The breakup means that EA’s series will no longer be able to call itself FIFA—it will now be known as (the less catchy) EA Sports FC—and will lose access to global tournaments, following with the Women’s World Cup in 2023. But it’s FIFA that stands to lose the most from the parting.
For most of the past three decades, EA Sports and FIFA had a seemingly amicable relationship. EA paid an undisclosed fee to license the FIFA brand, and was able to sell its titles as something of the “official” soccer video game. With almost no effort on its own part, FIFA got to be associated with one of the most popular video game series on earth, one with some 150 million players.
The relationship soured in 2021. No doubt aware of the profits being made by EA—the soccer series now generates hundreds of millions every year—FIFA asked for a reported one billion dollars to continue the deal, by all accounts an enormous increase over previous licenses. (EA declined to confirm the terms of the negotiation for Fast Company.) Instead, EA walked.
FIFA is so awash with money—watch the FIFA Uncovered documentary on Netflix for more on that—that a video game licensing deal is but a side hustle compared to its main business: staging (and taking sponsorship money for) World Cups. But that sponsorship money isn’t spent in a vacuum. There are public relations considerations involved when companies offer their millions, and right now FIFA is damaged goods.
The organization, after all, capped off a decade of bribery and corruption allegations by selling the World Cup to Qatar, a nation that worked hundreds if not thousands of people to death building the infrastructure to host the tournament. And the scandals continue. Every controversial crackdown and backflip executed by the Qataris can be traced back to FIFA’s decision to award them the tournament. The organization has helped ban items like rainbow armbands to appease its hosts and defended Qatar’s last-minute decision to ban the sale of beer in stadiums.

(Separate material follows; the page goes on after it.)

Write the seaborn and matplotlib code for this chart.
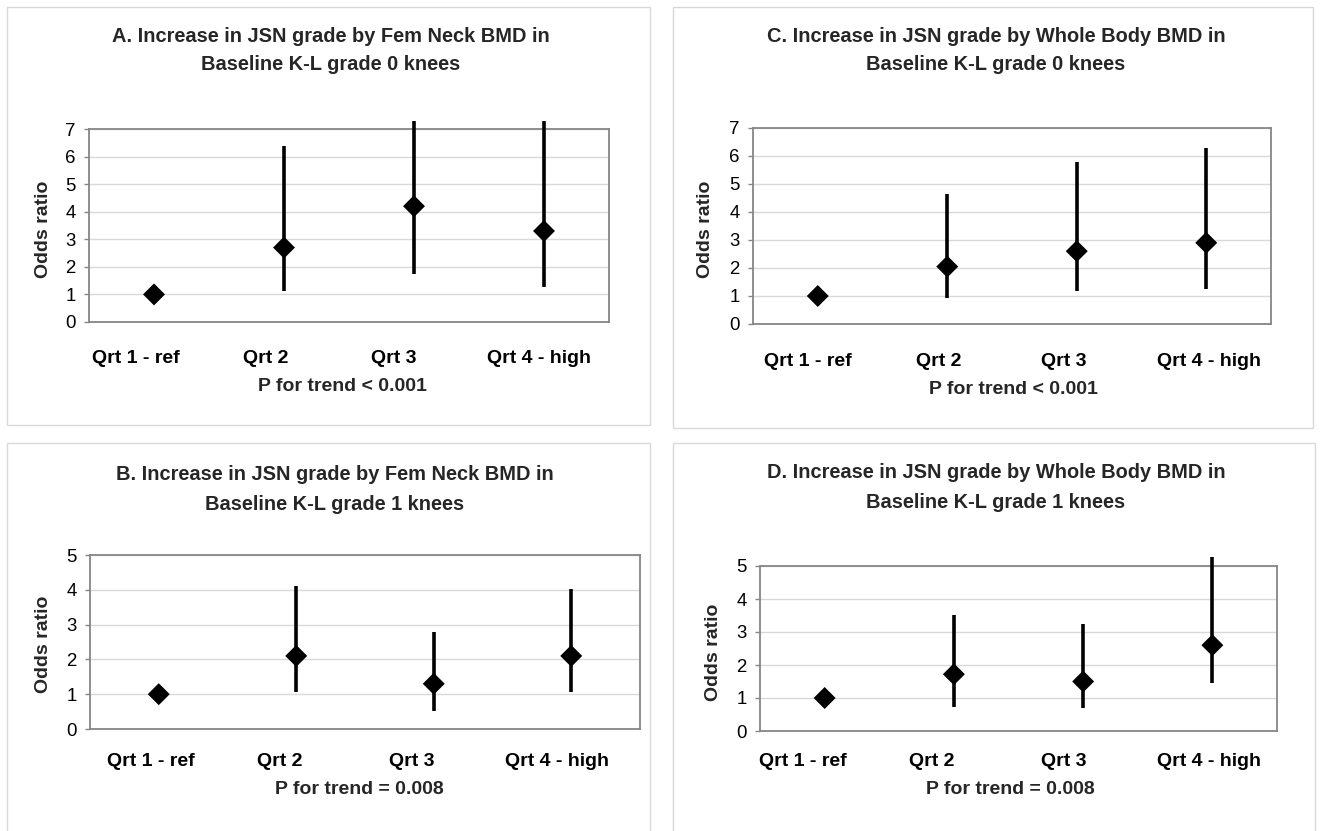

As a result, the relationship between FIFA and its financial lifeblood—a collection of major sponsors—is more strained than ever. Budweiser, for one, is reportedly looking for a $47 million discount on its sponsorship of the 2026 World Cup in North America.
This is where the video game deal comes in. Amid this run of bad press, the hit video game series has offered FIFA a rare opportunity to positively launder its brand to millions. That’s now off the table.
EA, for its part, will be fine. Its development team and marketing muscle remains and it still has its myriad deals for everything from player likenesses to the lucrative English Premier League and Champions League competitions. All that is to say the only material change to EA games will be the name on the box.
From EA’s perspective, there is actually more value in moving beyond the FIFA name than holding to it. Freed from the constraints of the FIFA listening deal, EA can explore new opportunities around things like broadcasting and introduce new partners to its audience of soccer fans. As David Jackson, VP brand for EA Sports FC, tells Fast Company: “The fundamental choice for us was the freedom to be able to operate in a way that we know our players and our fans are looking for, or hold on to a naming convention that was very valuable, but maybe in the future less so.”
FIFA, on the other hand, appears to be scrambling. Since news of the split with EA emerged, the organization has lent its name to a number of embarrassing blockchain-based games. FIFA president Gianni Infantino has boasted that “the only authentic, real game that has the FIFA name will be the best one available for gamers and football fans,” signaling the organization’s intention to create a rival soccer simulation game. But his confidence is at odds with the reality of video game development.
The scale and complexity involved in creating modern, blockbuster sports video games is immense, so much so that only a handful of developers around the world are capable of it. And FIFA just alienated one of them. The others are currently busy making their own games, and if FIFA wanted to bankroll the establishment of a new studio, it could be years before it would be in a position to release a game to EA’s standards. Even so, Infantino insists that a rival could be up and running by 2024. “Nothing is impossible,” says EA’s Jackson. “But it’s not that easy.”
This whole mess is one that FIFA could have avoided had it not so grossly overestimated its importance to EA and to the wider video-game market. You could argue that this is a mistake that FIFA will live to regret. For an organization as seemingly bereft of self-awareness as FIFA, that would be a first.